Feb. 6, 2001 -- The top U.S. Marine in Japan apologized to his government hosts today after admitting he called them "nuts and a bunch of wimps."
Lt. Gen. Earl Haliston, chief of the U.S. forces based on Okinawa, used the offending phrase in an Jan. 23 internal e-mail to personnel on the island, according to the Kyodo news agency.
He had been referring to government officials acting in response to a string of crimes committed by Marines on the island.
In reaction to the Jan. 9 arrest of a 21-year-old marine who lifted a 16-year-old girl's skirt and took a picture, the local assembly passed a resolution calling for a reduction in the number of U.S. troops based on Okinawa.
It was the first time the assembly specifically demanded a reduction in the Marines' presence.
The Japanese-based Kyodo news agency quoted Hailston's message to staff members as saying the military initially had the support of government officials but that changed when the local assembly pushed for a reduced Marine presence.
Referring to the officials, Hailston reportedly said: "I think they are all nuts and a bunch of wimps."
More than half of the 48,000 U.S. military personnel based in Japan are stationed on the island. The Marine in the latest arrest was fined for his conduct.
Apology Not Accepted
Hailston said in a written statement that he was sorry if his private comments were misunderstood.

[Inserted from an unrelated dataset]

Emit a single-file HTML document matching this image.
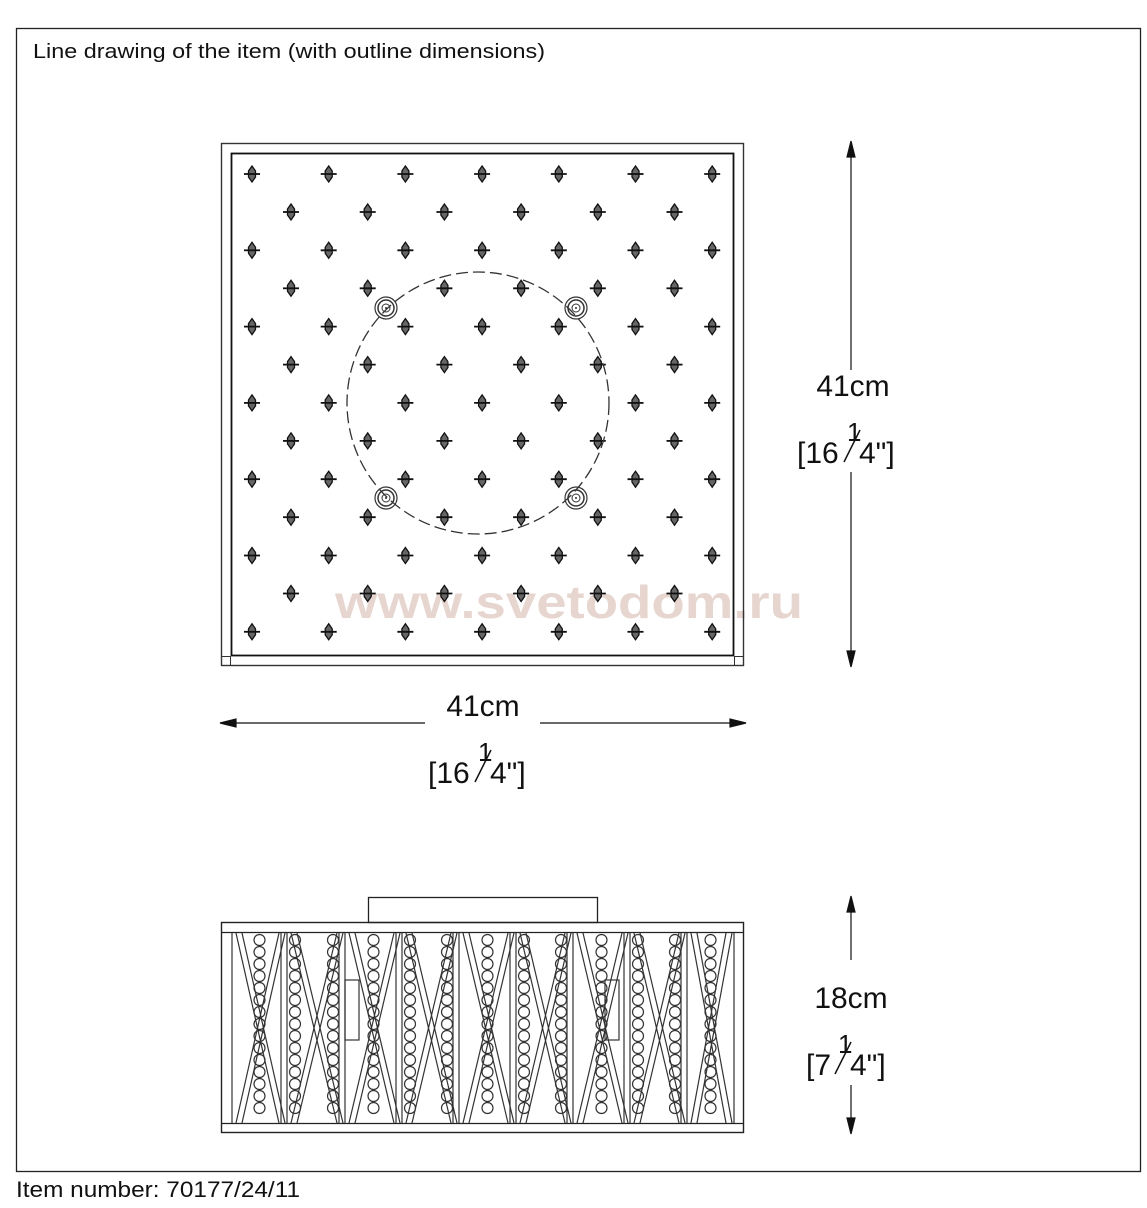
<!DOCTYPE html><html><head><style>
body{margin:0;background:#fff;width:1147px;height:1208px;overflow:hidden;font-family:"Liberation Sans",sans-serif}
svg{position:absolute;left:0;top:0}
</style></head><body>
<svg id="s" width="1147" height="1208" xmlns="http://www.w3.org/2000/svg">
<defs>
<g id="cr"><path d="M0,-8 L3.5,-3 L3.5,3 L0,8 L-3.5,3 L-3.5,-3 Z" fill="#666" stroke="#111" stroke-width="1.3"/><line x1="-8" y1="0" x2="8" y2="0" stroke="#111" stroke-width="1.8"/></g>
<g id="mt"><circle r="11" fill="none" stroke="#333" stroke-width="1.2"/><circle r="8" fill="none" stroke="#333" stroke-width="1.5"/><circle r="4" fill="none" stroke="#333" stroke-width="1"/><circle r="1" fill="#333"/></g>
</defs>
<rect x="16.5" y="28.5" width="1124" height="1143" fill="none" stroke="#222" stroke-width="1.3"/>
<text x="33" y="58" font-size="20" textLength="512" lengthAdjust="spacingAndGlyphs" font-family="Liberation Sans" fill="#111">Line drawing of the item (with outline dimensions)</text>
<text x="16" y="1197" font-size="22" textLength="284" lengthAdjust="spacingAndGlyphs" font-family="Liberation Sans" fill="#111">Item number: 70177/24/11</text>
<text x="335" y="618" font-size="46" font-weight="bold" textLength="468" lengthAdjust="spacingAndGlyphs" fill="#e6d6cf" font-family="Liberation Sans">www.svetodom.ru</text>
<rect x="221.5" y="143.5" width="522" height="522" fill="none" stroke="#333" stroke-width="1.4"/>
<rect x="231.5" y="153.5" width="502" height="502" fill="none" stroke="#111" stroke-width="1.8"/>
<rect x="221.5" y="656.5" width="9" height="9" fill="none" stroke="#333"/>
<rect x="734.5" y="656.5" width="9" height="9" fill="none" stroke="#333"/>
<g id="crys"></g>
<circle cx="478" cy="403" r="131" fill="none" stroke="#333" stroke-width="1.3" stroke-dasharray="12,5"/>
<use href="#mt" x="386" y="308"/><use href="#mt" x="576" y="308"/><use href="#mt" x="386" y="498"/><use href="#mt" x="576" y="498"/>
<g stroke="#111" stroke-width="1.2" fill="#111">
<line x1="851" y1="150" x2="851" y2="370"/><line x1="851" y1="472" x2="851" y2="660"/>
<path d="M851,141 l-4,16 h8z"/><path d="M851,667 l-4,-16 h8z"/>
<line x1="228" y1="723" x2="425" y2="723"/><line x1="540" y1="723" x2="738" y2="723"/>
<path d="M220,723 l16,-4 v8z"/><path d="M746,723 l-16,-4 v8z"/>
<line x1="851" y1="904" x2="851" y2="960"/><line x1="851" y1="1085" x2="851" y2="1126"/>
<path d="M851,896 l-4,16 h8z"/><path d="M851,1134 l-4,-16 h8z"/>
</g>
<g font-family="Liberation Sans" fill="#111" font-size="30">
<text x="853" y="396" text-anchor="middle">41cm</text>
<text x="797" y="463">[16</text><text x="847" y="441" font-size="26">1</text><line x1="844" y1="462" x2="860" y2="430" stroke="#111" stroke-width="1.5"/><text x="859" y="463">4"]</text>
<text x="483" y="716" text-anchor="middle">41cm</text>
<text x="428" y="783">[16</text><text x="478" y="761" font-size="26">1</text><line x1="475" y1="782" x2="491" y2="750" stroke="#111" stroke-width="1.5"/><text x="490" y="783">4"]</text>
<text x="851" y="1008" text-anchor="middle">18cm</text>
<text x="806" y="1075">[7</text><text x="838" y="1053" font-size="26">1</text><line x1="835" y1="1074" x2="851" y2="1042" stroke="#111" stroke-width="1.5"/><text x="850" y="1075">4"]</text>
</g>
<rect x="368.5" y="897.5" width="229" height="25" fill="none" stroke="#222" stroke-width="1.3"/>
<g id="side" stroke="#333" fill="none" stroke-width="1.2"></g>
<rect x="221.5" y="922.5" width="522" height="210" fill="none" stroke="#222" stroke-width="1.4"/>
<line x1="221" y1="932.5" x2="744" y2="932.5" stroke="#222" stroke-width="1.2"/>
<line x1="221" y1="1123.5" x2="744" y2="1123.5" stroke="#222" stroke-width="1.2"/>
</svg>
<script>
var ns="http://www.w3.org/2000/svg";
var g=document.getElementById("crys");
function el(p,t,a){var e=document.createElementNS(ns,t);for(var k in a)e.setAttribute(k,a[k]);p.appendChild(e);return e;}
for(var r=0;r<7;r++)for(var c=0;c<7;c++){var u=el(g,"use",{x:252+c*76.7,y:174+r*76.3});u.setAttribute("href","#cr");}
for(var r=0;r<6;r++)for(var c=0;c<6;c++){var u=el(g,"use",{x:291+c*76.7,y:212+r*76.3});u.setAttribute("href","#cr");}
var s=document.getElementById("side");
var divs=[232,287,345,402,459,516,573,630,687,734];
for(var i=0;i<divs.length;i++){var x=divs[i];el(s,"line",{x1:x,y1:933,x2:x,y2:1123});if(i>0&&i<divs.length-1)el(s,"line",{x1:x-6,y1:933,x2:x-6,y2:1123});}
for(var i=0;i<divs.length-1;i++){var a=divs[i]+4,b=divs[i+1]-8;
el(s,"line",{x1:a,y1:933,x2:b,y2:1123});el(s,"line",{x1:a+6,y1:933,x2:b+6,y2:1123});
el(s,"line",{x1:b,y1:933,x2:a,y2:1123});el(s,"line",{x1:b+6,y1:933,x2:a+6,y2:1123});
var cx=(divs[i]+divs[i+1])/2;
var chains=(i%2==0)?[cx]:[divs[i]+8,divs[i+1]-12];
chains.forEach(function(x){for(var y=940;y<1120;y+=12){el(s,"circle",{cx:x,cy:y,r:5.5});}});
}
el(s,"rect",{x:345,y:980,width:14,height:60});el(s,"rect",{x:605,y:980,width:14,height:60});
</script>
</body></html>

"I wish to make it perfectly clear that I have the greatest admiration and respect for the governor, the vice governors, Mayor Yoshida and the members of the Diet [parliament]. If my remarks in the e-mail are construed as suggesting anything else, then I am deeply sorry and apologize for the misunderstanding," the message said.
Hailston defended the message as "an attempt, in a very emotional manner, to gain the strict attention of my commanders" and tighten discipline over their troops.
Gov. Keiichi Inamine said he was nevertheless insulted. "Although it is a personal e-mail of the lieutenant general, I feel intense discomfort," Kyodo quoted him as saying.
Inamine called Hailston's criticism of local officials irrelevant. "Even though [Japan and the U.S.] are both democratic countries, [Hailston] does not seem to understand [Japan's] legislative and administrative systems."
But Defense Agency chief Toshitsugu Saito sought to play down the issue. In Tokyo, he told a news conference, "It is regrettable, although it was an expression in a personal letter and he has already expressed an apology."
At today's Pentagon press briefing, Navy Rear Adm. Craig Quigley said Hailston would not be punished.
"I think he has expressed his regrets for his comments in the e-mail that was shared publicly. There is wide support for the efforts and the hard work he has put into his position over the last year or so since he has been assigned to that position," he said.
The relationship between the U.S. military on Okinawa and the Japanese government has often been tense.
Residents on the islands, 1,000 miles southwest of Tokyo, point out that they have less than 1 percent of Japan's land area, but are asked to play host to the bulk of U.S. troops in Japan.
Tensions reached their highest point so far in 1995, when a 12-year-old girl was raped by three U.S. servicemen.